**Description of the task:**
Look below for the line containing "Convert this chart to Plotly code." and the line containing "0.415, 0.400, 0.400]"; repeat exactly those two lines and all lines between them, and nothing else.

Code that draws figures

-- BEGIN --

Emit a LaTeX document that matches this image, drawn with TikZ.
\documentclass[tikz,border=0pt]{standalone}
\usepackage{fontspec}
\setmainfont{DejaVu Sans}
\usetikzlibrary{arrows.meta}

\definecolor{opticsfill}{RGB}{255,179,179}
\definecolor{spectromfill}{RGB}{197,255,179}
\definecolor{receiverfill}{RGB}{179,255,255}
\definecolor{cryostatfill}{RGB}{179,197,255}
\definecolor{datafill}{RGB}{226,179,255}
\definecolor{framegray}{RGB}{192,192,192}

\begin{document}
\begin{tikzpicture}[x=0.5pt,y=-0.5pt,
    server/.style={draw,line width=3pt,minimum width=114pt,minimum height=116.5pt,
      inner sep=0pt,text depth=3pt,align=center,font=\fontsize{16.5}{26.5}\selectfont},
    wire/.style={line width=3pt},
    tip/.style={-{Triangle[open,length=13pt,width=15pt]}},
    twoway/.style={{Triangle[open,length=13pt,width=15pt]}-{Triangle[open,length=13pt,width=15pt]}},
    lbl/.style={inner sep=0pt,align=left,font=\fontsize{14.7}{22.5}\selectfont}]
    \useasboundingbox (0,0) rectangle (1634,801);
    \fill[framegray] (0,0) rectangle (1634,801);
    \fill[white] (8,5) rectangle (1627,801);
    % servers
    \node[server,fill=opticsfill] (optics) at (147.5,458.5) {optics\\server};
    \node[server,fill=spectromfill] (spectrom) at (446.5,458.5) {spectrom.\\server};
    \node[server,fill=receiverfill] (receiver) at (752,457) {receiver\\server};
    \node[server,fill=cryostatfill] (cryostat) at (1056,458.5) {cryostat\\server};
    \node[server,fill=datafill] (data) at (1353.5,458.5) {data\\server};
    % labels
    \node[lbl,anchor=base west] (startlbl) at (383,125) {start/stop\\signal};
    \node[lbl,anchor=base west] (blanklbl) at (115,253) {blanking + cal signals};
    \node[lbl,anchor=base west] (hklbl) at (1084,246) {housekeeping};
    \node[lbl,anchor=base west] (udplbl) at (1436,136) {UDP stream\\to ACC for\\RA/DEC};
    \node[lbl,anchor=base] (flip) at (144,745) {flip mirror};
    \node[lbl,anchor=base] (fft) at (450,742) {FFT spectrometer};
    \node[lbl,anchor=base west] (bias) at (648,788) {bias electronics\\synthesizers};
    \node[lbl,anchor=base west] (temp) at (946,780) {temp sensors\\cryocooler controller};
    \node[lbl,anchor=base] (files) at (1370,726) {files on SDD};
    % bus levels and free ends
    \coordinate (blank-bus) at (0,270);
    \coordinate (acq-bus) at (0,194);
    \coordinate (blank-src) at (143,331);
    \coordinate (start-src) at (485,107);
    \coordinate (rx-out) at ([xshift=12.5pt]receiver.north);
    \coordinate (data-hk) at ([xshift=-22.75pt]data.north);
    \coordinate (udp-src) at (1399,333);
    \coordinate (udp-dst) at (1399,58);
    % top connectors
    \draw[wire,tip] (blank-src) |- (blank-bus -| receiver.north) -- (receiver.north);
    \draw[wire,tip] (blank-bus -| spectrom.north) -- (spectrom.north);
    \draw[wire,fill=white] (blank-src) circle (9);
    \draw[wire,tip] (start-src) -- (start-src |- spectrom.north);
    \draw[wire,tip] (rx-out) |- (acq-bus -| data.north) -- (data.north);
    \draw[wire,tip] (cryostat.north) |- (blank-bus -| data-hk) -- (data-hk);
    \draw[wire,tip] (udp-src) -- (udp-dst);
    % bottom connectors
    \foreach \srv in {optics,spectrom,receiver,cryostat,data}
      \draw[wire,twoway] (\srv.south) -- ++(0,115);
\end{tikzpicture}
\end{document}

-- END --
-- BEGIN --

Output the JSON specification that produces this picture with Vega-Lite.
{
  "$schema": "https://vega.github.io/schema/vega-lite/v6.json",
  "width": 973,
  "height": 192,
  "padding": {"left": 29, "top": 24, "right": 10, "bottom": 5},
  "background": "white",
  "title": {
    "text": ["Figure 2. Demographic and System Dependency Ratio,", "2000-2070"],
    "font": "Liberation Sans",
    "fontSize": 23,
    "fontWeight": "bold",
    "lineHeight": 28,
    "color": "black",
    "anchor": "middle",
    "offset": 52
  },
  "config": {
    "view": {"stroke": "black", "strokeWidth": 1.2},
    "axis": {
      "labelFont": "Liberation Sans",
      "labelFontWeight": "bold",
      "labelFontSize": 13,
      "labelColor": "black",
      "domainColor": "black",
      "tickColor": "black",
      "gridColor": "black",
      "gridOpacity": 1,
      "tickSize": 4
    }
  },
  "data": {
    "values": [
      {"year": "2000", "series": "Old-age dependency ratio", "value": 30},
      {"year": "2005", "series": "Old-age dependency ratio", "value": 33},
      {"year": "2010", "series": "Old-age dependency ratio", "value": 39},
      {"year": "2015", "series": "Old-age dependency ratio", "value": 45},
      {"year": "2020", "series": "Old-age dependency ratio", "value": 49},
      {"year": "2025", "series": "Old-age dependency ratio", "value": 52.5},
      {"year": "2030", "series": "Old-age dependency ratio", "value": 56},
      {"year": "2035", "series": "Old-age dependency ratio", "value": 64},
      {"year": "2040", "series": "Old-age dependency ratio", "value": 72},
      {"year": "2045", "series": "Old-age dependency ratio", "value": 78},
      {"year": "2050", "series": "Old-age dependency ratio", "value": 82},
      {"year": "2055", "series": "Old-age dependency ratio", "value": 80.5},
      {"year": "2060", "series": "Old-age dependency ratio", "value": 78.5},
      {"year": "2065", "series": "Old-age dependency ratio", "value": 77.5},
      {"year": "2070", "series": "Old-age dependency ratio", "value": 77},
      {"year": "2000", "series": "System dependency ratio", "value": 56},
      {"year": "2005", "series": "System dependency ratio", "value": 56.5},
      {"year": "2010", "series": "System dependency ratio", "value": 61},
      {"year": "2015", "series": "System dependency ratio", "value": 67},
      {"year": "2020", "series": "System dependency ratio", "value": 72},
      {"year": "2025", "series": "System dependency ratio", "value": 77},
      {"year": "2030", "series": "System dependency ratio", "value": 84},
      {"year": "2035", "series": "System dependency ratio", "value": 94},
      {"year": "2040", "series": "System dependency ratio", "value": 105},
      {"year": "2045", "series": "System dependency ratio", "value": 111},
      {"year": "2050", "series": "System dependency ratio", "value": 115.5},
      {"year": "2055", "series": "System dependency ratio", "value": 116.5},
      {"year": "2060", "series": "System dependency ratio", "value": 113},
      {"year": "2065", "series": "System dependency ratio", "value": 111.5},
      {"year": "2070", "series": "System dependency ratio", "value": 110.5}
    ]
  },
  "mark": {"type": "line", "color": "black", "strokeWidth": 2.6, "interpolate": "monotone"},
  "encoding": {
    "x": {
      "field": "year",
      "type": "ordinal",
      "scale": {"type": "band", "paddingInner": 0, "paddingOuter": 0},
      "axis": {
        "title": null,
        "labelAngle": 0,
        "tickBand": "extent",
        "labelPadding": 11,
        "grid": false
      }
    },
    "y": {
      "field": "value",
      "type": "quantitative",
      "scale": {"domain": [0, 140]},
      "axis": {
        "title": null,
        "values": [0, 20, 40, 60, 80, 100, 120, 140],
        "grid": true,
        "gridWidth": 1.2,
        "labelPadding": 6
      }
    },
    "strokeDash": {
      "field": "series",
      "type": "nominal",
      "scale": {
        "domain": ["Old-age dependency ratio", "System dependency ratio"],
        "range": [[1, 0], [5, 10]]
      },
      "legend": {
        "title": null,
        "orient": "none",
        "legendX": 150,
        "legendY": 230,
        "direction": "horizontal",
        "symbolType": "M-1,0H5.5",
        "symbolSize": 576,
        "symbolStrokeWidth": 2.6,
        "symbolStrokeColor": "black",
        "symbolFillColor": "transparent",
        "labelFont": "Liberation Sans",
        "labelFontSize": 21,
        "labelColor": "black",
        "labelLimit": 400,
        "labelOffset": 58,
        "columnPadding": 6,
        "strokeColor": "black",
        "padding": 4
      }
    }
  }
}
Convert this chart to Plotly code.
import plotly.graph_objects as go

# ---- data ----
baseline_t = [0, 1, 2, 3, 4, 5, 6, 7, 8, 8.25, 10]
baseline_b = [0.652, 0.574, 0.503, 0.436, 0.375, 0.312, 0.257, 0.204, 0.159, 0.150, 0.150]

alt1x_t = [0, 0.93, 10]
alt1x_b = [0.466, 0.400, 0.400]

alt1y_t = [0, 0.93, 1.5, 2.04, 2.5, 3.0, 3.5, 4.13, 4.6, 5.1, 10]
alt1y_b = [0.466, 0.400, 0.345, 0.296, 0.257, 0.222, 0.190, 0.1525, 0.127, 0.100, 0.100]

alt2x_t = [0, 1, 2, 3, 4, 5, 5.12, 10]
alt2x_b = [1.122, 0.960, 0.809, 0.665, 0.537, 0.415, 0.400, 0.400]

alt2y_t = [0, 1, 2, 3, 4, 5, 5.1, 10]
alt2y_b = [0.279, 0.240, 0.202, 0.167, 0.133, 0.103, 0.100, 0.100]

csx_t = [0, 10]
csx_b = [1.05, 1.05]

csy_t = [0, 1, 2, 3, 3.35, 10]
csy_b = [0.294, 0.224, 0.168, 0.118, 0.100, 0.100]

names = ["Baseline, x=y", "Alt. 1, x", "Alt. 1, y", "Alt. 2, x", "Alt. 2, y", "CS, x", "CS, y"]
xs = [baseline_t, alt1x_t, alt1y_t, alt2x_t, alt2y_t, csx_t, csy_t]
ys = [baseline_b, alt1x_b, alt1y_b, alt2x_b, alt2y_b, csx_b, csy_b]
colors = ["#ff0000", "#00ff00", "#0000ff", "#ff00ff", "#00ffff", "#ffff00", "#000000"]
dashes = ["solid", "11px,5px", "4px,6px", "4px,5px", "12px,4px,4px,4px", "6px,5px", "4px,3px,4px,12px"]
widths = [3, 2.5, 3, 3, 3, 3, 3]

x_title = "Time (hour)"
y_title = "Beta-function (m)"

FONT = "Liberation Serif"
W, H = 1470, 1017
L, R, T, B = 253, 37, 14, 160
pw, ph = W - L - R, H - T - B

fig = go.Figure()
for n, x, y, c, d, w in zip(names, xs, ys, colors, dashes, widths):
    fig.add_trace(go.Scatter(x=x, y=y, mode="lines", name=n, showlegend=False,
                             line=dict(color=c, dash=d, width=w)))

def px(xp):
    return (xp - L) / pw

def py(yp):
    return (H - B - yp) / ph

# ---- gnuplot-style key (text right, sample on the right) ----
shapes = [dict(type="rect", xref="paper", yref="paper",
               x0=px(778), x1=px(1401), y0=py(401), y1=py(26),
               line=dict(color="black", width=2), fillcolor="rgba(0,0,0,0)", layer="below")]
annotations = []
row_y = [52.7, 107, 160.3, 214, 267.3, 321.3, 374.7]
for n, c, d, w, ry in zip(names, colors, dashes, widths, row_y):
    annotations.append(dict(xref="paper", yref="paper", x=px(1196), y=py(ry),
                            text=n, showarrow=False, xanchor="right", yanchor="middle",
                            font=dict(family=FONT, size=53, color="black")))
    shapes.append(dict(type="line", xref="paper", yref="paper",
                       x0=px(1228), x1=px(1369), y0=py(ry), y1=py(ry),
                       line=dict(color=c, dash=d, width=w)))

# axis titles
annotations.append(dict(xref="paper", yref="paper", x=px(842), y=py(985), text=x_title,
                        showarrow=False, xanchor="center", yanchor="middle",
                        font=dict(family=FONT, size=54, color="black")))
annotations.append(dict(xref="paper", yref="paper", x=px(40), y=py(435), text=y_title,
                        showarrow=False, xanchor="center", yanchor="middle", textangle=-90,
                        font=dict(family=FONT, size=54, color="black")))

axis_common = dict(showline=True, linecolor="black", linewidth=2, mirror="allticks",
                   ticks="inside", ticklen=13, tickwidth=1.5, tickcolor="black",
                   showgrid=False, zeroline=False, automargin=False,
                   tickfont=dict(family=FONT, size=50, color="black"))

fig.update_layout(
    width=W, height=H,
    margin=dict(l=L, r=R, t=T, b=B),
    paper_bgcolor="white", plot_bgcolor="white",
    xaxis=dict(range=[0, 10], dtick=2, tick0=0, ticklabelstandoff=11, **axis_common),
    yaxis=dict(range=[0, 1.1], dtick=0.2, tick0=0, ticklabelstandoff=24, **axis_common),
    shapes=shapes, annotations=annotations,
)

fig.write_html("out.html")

-- END --

**Solution to this exercise:**
Convert this chart to Plotly code.
import plotly.graph_objects as go

# ---- data ----
baseline_t = [0, 1, 2, 3, 4, 5, 6, 7, 8, 8.25, 10]
baseline_b = [0.652, 0.574, 0.503, 0.436, 0.375, 0.312, 0.257, 0.204, 0.159, 0.150, 0.150]

alt1x_t = [0, 0.93, 10]
alt1x_b = [0.466, 0.400, 0.400]

alt1y_t = [0, 0.93, 1.5, 2.04, 2.5, 3.0, 3.5, 4.13, 4.6, 5.1, 10]
alt1y_b = [0.466, 0.400, 0.345, 0.296, 0.257, 0.222, 0.190, 0.1525, 0.127, 0.100, 0.100]

alt2x_t = [0, 1, 2, 3, 4, 5, 5.12, 10]
alt2x_b = [1.122, 0.960, 0.809, 0.665, 0.537, 0.415, 0.400, 0.400]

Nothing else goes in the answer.